→ Task statement
Retype the opening lines of the listing below, ending with the line that contains "(0,0) rectangle (469,598);", and leave out any pictures.

==== Information provided

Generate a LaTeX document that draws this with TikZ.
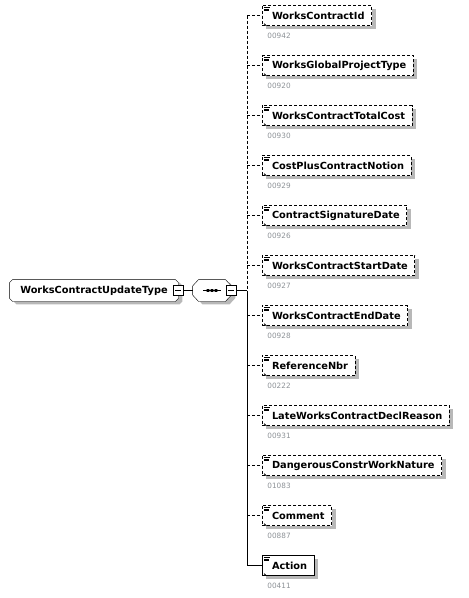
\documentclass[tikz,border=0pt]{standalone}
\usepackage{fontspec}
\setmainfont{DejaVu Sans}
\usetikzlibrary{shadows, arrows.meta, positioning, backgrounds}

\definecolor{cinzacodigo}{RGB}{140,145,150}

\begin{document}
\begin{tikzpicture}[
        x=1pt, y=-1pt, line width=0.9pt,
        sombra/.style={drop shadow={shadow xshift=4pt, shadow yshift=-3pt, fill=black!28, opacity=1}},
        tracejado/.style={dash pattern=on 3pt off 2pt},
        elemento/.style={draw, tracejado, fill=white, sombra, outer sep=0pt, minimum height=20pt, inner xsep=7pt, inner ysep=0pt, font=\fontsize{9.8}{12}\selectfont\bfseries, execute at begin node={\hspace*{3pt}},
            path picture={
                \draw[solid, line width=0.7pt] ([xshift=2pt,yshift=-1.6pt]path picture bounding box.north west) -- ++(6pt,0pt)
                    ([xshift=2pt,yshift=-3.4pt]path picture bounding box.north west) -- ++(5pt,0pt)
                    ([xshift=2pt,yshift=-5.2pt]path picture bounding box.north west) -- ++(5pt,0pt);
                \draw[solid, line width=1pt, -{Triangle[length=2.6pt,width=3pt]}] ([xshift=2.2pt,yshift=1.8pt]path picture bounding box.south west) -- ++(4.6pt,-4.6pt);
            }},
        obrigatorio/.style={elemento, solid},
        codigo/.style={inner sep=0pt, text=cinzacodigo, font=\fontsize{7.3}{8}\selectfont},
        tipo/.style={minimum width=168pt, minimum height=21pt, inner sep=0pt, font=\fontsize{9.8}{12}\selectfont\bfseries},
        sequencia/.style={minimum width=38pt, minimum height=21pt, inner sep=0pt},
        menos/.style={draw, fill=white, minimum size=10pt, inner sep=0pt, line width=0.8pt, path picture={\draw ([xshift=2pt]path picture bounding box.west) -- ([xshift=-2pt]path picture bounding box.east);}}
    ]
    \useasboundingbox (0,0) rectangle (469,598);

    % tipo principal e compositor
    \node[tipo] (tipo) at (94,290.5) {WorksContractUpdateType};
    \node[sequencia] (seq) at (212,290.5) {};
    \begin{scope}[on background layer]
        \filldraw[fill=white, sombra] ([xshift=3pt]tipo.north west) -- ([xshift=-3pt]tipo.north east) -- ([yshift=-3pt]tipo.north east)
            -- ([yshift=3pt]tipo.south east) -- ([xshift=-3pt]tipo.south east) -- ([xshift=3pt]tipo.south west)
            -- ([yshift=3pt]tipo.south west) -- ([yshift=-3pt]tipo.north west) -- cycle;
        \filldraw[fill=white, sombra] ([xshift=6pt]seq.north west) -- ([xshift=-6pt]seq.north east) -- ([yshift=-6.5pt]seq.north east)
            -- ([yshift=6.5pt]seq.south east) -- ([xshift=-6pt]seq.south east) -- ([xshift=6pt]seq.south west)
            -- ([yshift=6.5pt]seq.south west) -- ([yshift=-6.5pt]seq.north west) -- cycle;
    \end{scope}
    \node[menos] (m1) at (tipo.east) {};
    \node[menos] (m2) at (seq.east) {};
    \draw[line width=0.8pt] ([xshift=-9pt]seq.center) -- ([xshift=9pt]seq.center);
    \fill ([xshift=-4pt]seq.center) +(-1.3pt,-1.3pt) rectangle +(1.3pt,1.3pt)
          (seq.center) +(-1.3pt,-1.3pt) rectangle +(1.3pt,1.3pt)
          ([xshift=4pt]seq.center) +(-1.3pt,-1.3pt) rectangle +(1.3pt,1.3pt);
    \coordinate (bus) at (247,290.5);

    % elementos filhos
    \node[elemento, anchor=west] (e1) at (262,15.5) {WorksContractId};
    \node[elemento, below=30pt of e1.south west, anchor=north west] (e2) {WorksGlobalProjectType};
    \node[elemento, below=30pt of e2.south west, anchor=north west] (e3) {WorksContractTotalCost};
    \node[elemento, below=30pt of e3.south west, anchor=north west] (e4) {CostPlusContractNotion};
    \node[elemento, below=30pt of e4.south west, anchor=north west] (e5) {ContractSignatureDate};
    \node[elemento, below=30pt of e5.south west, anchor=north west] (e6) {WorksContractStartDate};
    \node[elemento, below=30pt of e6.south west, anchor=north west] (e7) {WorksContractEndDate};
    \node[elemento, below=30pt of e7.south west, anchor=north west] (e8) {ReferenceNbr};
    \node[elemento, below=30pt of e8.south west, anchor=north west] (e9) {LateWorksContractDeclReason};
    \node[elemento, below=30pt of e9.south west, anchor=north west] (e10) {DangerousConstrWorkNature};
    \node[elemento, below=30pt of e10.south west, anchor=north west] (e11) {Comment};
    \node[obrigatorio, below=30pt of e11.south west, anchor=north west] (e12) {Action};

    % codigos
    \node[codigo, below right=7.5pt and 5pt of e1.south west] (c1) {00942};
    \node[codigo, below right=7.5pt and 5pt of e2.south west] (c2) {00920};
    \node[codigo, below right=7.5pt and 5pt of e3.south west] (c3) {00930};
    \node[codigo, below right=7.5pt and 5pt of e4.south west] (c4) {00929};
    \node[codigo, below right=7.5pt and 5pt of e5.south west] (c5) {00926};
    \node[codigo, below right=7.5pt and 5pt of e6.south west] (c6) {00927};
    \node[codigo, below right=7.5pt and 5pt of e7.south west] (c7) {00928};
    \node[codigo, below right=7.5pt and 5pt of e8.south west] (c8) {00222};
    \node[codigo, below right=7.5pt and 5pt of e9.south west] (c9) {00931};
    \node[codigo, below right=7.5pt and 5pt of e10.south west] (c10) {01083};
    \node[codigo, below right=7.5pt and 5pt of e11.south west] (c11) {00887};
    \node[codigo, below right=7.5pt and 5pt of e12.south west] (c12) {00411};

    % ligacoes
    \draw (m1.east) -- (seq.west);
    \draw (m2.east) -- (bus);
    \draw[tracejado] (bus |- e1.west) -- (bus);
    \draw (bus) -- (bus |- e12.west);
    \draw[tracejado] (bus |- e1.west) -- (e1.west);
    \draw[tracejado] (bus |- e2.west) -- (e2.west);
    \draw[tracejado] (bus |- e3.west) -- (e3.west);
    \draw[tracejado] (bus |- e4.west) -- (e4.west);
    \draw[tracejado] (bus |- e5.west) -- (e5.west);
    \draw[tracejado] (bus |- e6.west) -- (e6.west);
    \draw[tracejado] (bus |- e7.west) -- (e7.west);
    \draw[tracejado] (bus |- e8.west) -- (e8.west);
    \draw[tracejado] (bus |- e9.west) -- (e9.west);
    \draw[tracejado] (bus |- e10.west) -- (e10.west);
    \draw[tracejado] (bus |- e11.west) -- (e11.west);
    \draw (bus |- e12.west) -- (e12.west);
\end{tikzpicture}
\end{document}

========

→ Solution for this task
Generate a LaTeX document that draws this with TikZ.
\documentclass[tikz,border=0pt]{standalone}
\usepackage{fontspec}
\setmainfont{DejaVu Sans}
\usetikzlibrary{shadows, arrows.meta, positioning, backgrounds}

\definecolor{cinzacodigo}{RGB}{140,145,150}

\begin{document}
\begin{tikzpicture}[
        x=1pt, y=-1pt, line width=0.9pt,
        sombra/.style={drop shadow={shadow xshift=4pt, shadow yshift=-3pt, fill=black!28, opacity=1}},
        tracejado/.style={dash pattern=on 3pt off 2pt},
        elemento/.style={draw, tracejado, fill=white, sombra, outer sep=0pt, minimum height=20pt, inner xsep=7pt, inner ysep=0pt, font=\fontsize{9.8}{12}\selectfont\bfseries, execute at begin node={\hspace*{3pt}},
            path picture={
                \draw[solid, line width=0.7pt] ([xshift=2pt,yshift=-1.6pt]path picture bounding box.north west) -- ++(6pt,0pt)
                    ([xshift=2pt,yshift=-3.4pt]path picture bounding box.north west) -- ++(5pt,0pt)
                    ([xshift=2pt,yshift=-5.2pt]path picture bounding box.north west) -- ++(5pt,0pt);
                \draw[solid, line width=1pt, -{Triangle[length=2.6pt,width=3pt]}] ([xshift=2.2pt,yshift=1.8pt]path picture bounding box.south west) -- ++(4.6pt,-4.6pt);
            }},
        obrigatorio/.style={elemento, solid},
        codigo/.style={inner sep=0pt, text=cinzacodigo, font=\fontsize{7.3}{8}\selectfont},
        tipo/.style={minimum width=168pt, minimum height=21pt, inner sep=0pt, font=\fontsize{9.8}{12}\selectfont\bfseries},
        sequencia/.style={minimum width=38pt, minimum height=21pt, inner sep=0pt},
        menos/.style={draw, fill=white, minimum size=10pt, inner sep=0pt, line width=0.8pt, path picture={\draw ([xshift=2pt]path picture bounding box.west) -- ([xshift=-2pt]path picture bounding box.east);}}
    ]
    \useasboundingbox (0,0) rectangle (469,598);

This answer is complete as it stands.